Bog Off!
I'm a bad blogger. A whole week since my last post. I should be ashamed. But it's me, so I'm not. Instead I thought I'd bring you something just a little bit special. Yes indeed. The esteemed sex bloggers give you regular half nekkid photos, and I thought about it. Really I did. But, apart from the fact I couldn't be arsed to shave my legs, I couldn't be arsed to take (anymore) naked pictures of myself either. So I thought and thought. And came up with this. Drum roll please.Ta da. Welcome to Bog off! (TM to Benefit Scrounger. Support my hope of not being one!) Yes, this is like the whole Half Nekkid Thursday thing. There's just a few essential differences. It's not Thursday, it won't happen weekly, oh and there's no naked people either. I feel your interest wane already.
But, in the interest of plumbing new depths (groan) Bog Off! is 'the' place on t'internet to post your photos of the skankiest disabled loo's. Tired of toilets used as store rooms, without locks, dirty, neglected and mirror less? Always bloody mirrorless. What about my lip gloss dammit?
This is the place to dish the dirt. Next time you're in a disabled loo, take a look around. Mind out for the people using it for a quick shag and take in the full ambiance of the place. Then take out your mobile phone. Photograph the evidence, and send it to me. I promise to post it here in Bog Off! Anonymity will be protected if you so wish, and place names volunteered by the really brave.
Next time, I'm taking the champagne. Which is not on offer as a prize for Bog Off! toilet skank. Obviously. It's not Cristal.
16 comments:
The toilet in a takeaway in my town, keeps it's bread rolls in the bog! Hence why I never eat from there.
May I respectfully submit this post from almost a year and a half ago on the topic of common accessible-toilet hazards.

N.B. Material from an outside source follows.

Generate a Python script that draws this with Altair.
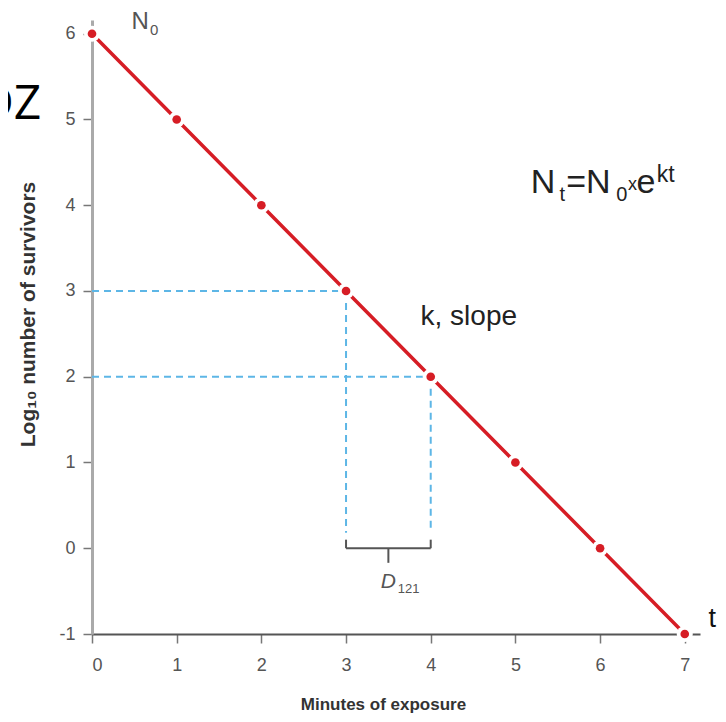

Another one that particularly stayed with me was a McDonalds where someone had gone into the accessible loo with pliers or something and loosened ALL of the bolts holding the safety rails on.
No pics, I'm afraid.
LOL at Trixie! BG, most disabled toilets are locked so I havent been in that many...
WIth that first photo it looked as if you were going to be blogging on 'furniture porn'. Must say I'm rather disappointed, though the loo is fascinating. :-)
I can't help having visions of "Trainspotting" running through my head........
Trixie: I've seen that kind of thing in more than 1 disabled loo, gross isn't it?!
Mary: Great post thank you for the link. I'll be relying on you to provide photos for this!
Ms Cake: That's very true and part of the problem. I'll take photos of locked doors if you wish ;)
Julie: furniture porn, now there's a thought! I have talked about donkey porn before if that's any consolation?
Mr Nighttime: Your visions would be correct. The worst examples are that, then some!
I thought the abscence of posts was due to St Vitus Dance brought on by product testing:)
Cake, Mary, I can't seem to find your proper addys for your blog, could you please post them?
C and i have been in some disgusting ones! Many like you say used as store rooms and one at the top of a flight of stairs with no lift!
I'll send you a pic of the ones in the Scottish Parliament. They are very plush indeed!
mr. nighttime, my blog is at http://batsgirl.blogspot.com
BG, I'll try and remember photos next time I'm out and about but for the obvious reasons that isn't so often of late.
"The esteemed sex bloggers give you regular half nekkid photos, and I thought about it. Really I did. But, apart from the fact I couldn't be arsed to shave my legs, I couldn't be arsed to take (anymore) naked pictures of myself"
Boo... hiss...
Gadz. I had no idea. That totally sucks.
I think the other pictures you speak of would have been a lot more fun.
TFA: keep that thought, it's far more interesting than reality!
Mr Nighttime: Try the side bar, both are linked there ;)
Casdok: The top of the flight of stairs one is pretty impressive! If you and C are able, I'd love any photos you can take while you're out and about, credited here to C obviously!
Jim: Thank you, that would be fantastic, we can use them as a 'good' example!
Mary: Cheers!
Cogi: Always good to know I have at least one fan ;)
Marla: you are probably right! I know you're an excellent photographer so any disabled loo's you visit would be great to see, perhaps Maizie would like to join in?
See that brown toilet seat? That's no cheap-ass seat. That's your 30 point colour contrast, honest. Now, where were those white rails on the white walls again?
Sarah: All I can say is god help anyone wanting to use that loo for the purpose it was intended. BG
PS: You aren't a fan of 'history today' by any chance?!